Wyman was also a successful schoolboy athlete, becoming the English schoolboy long jump champion when he was 15 years old, and speed skater, having held the British indoor half mile record and then winning the 440 yards outdoor crown in January 1934 — a feat which earned a Gallaher cigarette card. During World War II, Wyman served with the Royal Navy and reached the rank of Lieutenant-Commander.

==Career==

===Club===
Having learned to play ice hockey whilst living in London in the late 1920s and early 1930s, Wyman's first season playing senior ice hockey was spent with the Grosvenor House Canadians during the 1933-34 season in the English League. The team moved to the Empire Pool at Wembley in October 1934 and changed their name to the Wembley Canadians. Wyman stayed with the Canadians for the 1934-35 and, in the newly formed English National League (ENL), 1935-36 seasons before joining the Richmond Hawks for the 1936-37 season.

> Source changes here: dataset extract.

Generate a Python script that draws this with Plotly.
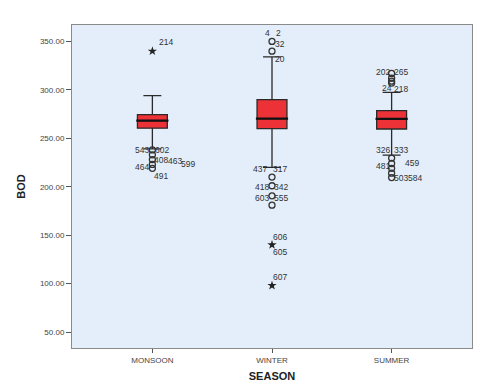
import plotly.graph_objects as go

seasons = ["MONSOON", "WINTER", "SUMMER"]
q1 = [260.5, 260.0, 259.6]
median = [268.2, 270.3, 270.0]
q3 = [274.4, 290.0, 278.6]
lower_whisker = [239.0, 220.0, 232.7]
upper_whisker = [294.0, 334.0, 297.5]

# outliers (circles) and extremes (stars)
circle_season = ["MONSOON"] * 5 + ["WINTER"] * 6 + ["SUMMER"] * 9
circle_values = [238, 233, 228, 223, 219,
                 350, 340, 210, 201, 190.6, 181,
                 317, 312, 309, 307, 229.6, 224, 219, 214, 209.5]
star_season = ["MONSOON", "WINTER", "WINTER"]
star_values = [340, 140, 98]

# case labels: text, season, value of labelled point
label_text = ["214", "543", "602", "408", "463", "599", "464", "491",
              "4", "2", "32", "20", "437", "317", "418", "342", "603", "555", "606", "605", "607",
              "202", "265", "24", "218", "326", "333", "459", "481", "503", "584"]
label_season = ["MONSOON"] * 8 + ["WINTER"] * 13 + ["SUMMER"] * 10
label_value = [340, 238, 238, 228, 228, 223, 219, 219,
               350, 350, 350, 340, 210, 210, 201, 201, 190.6, 190.6, 140, 140, 98,
               317, 317, 307, 307, 229.6, 229.6, 224, 219, 209.5, 209.5]
label_dx = [14, -10, 10, 9, 23, 36, -10, 9,
            -5, 6, 8, 8, -12, 8, -10, 9, -10, 9, 8, 8, 8,
            -9, 9, -5, 9, -9, 9, 20, -9, 9, 23]
label_dy = [9, 0, 0, 0, -1, 0, 1, -8,
            8, 8, -3, -8, 8, 8, -1, -1, -2, -2, 8, -7, 9,
            1, 1, -5, -6, 8, 8, 1, 2, 0, 0]

y_ticks = [50, 100, 150, 200, 250, 300, 350]

FONT = "Arial, Liberation Sans, sans-serif"

fig = go.Figure()
fig.add_trace(go.Box(
    x=seasons, q1=q1, median=median, q3=q3,
    lowerfence=lower_whisker, upperfence=upper_whisker,
    boxpoints=False, width=0.25, whiskerwidth=0.6,
    fillcolor="#EC3237", line=dict(color="#2a2a2a", width=1.3),
    showlegend=False, hoverinfo="skip",
))
# thicker median line
fig.add_trace(go.Scatter(
    x=seasons, y=median, mode="markers",
    marker=dict(symbol="line-ew", size=23, line=dict(color="#111111", width=2.2)),
    showlegend=False, hoverinfo="skip",
))
fig.add_trace(go.Scatter(
    x=circle_season, y=circle_values, mode="markers",
    marker=dict(symbol="circle-open", size=6, color="#333333", line=dict(width=1.3)),
    showlegend=False, hoverinfo="skip",
))
fig.add_trace(go.Scatter(
    x=star_season, y=star_values, mode="markers",
    marker=dict(symbol="star", size=7, color="#222222"),
    showlegend=False, hoverinfo="skip",
))

for t, s, v, dx, dy in zip(label_text, label_season, label_value, label_dx, label_dy):
    fig.add_annotation(x=s, y=v, text=t, showarrow=False, xshift=dx, yshift=dy,
                       font=dict(family=FONT, size=8.5, color="#333333"))

# page body has an 8px default margin, so the figure is sized and placed to compensate
fig.update_layout(
    width=485, height=384,
    margin=dict(l=56, r=21, t=17, b=37),
    paper_bgcolor="white", plot_bgcolor="#E3EEFA",
    font=dict(family=FONT, color="#444444"),
)
fig.update_xaxes(
    type="category", categoryorder="array", categoryarray=seasons,
    range=[-0.672, 2.672],
    showline=True, linecolor="#8a8a8a", linewidth=1, mirror=True,
    ticks="outside", ticklen=4, tickcolor="#555555",
    showgrid=False, zeroline=False,
    tickfont=dict(family=FONT, size=8, color="#444444"),
    title=dict(text="<b>SEASON</b>", font=dict(family=FONT, size=11, color="#222222"), standoff=8),
)
fig.update_yaxes(
    range=[33.5, 367],
    tickvals=y_ticks, ticktext=[f"{v:.2f}" for v in y_ticks],
    showline=True, linecolor="#8a8a8a", linewidth=1, mirror=True,
    ticks="outside", ticklen=5, tickcolor="#555555",
    showgrid=False, zeroline=False,
    tickfont=dict(family=FONT, size=8, color="#444444"),
    title=dict(text="<b>BOD</b>", font=dict(family=FONT, size=11, color="#222222"), standoff=12),
)

fig.write_html("out.html")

Wyman joined the Princes club in the London and Provincial League for the 1937-38 season before he returned to the ENL to play with the Harringay Greyhounds during the 1939-40 season. Wyman, as defensive defenceman, recorded a personal best of two goals and three assists during the season with Harringay and Percy Nicklin, Great Britain's Coach, described him as having "an accurate and formidable body check as good as any Canadian".

After the War, Wyman returned to playing ice hockey when he joined the Wembley Monarchs during the 1946-47 season in which he only played in nine games. Wyman continued to make fewer appearances before he finally retired from ice hockey in 1950 playing with Sussex in the Southern League.

===International===

Wyman was first selected to play for the Great Britain national team for the 1935 World Championships held in Davos, Switzerland. Wyman scored the only goal in a win against the French team, helping the team to a bronze medal in the championships, which also earned the team a silver medal in the European Championships.

Wyman was again selected for Great Britain for the 1936 Winter Olympics when he helped the team win gold by playing in the second game when GB beat the Japanese team 3-0. Following the game, Wyman stayed at the tournament commentating for the BBC. Wyman played twice more for Great Britain at the 1938 and 1938 World Championships, winning a silver medal at the 1938 tournament and taking his total number of appearances for the team to twenty.

==Awards==
- World Championship bronze medalist in 1935.
- Olympic gold medalist in 1936.
- World Championship silver medalist in 1938.
- Inducted to the British Ice Hockey Hall of Fame in 1993.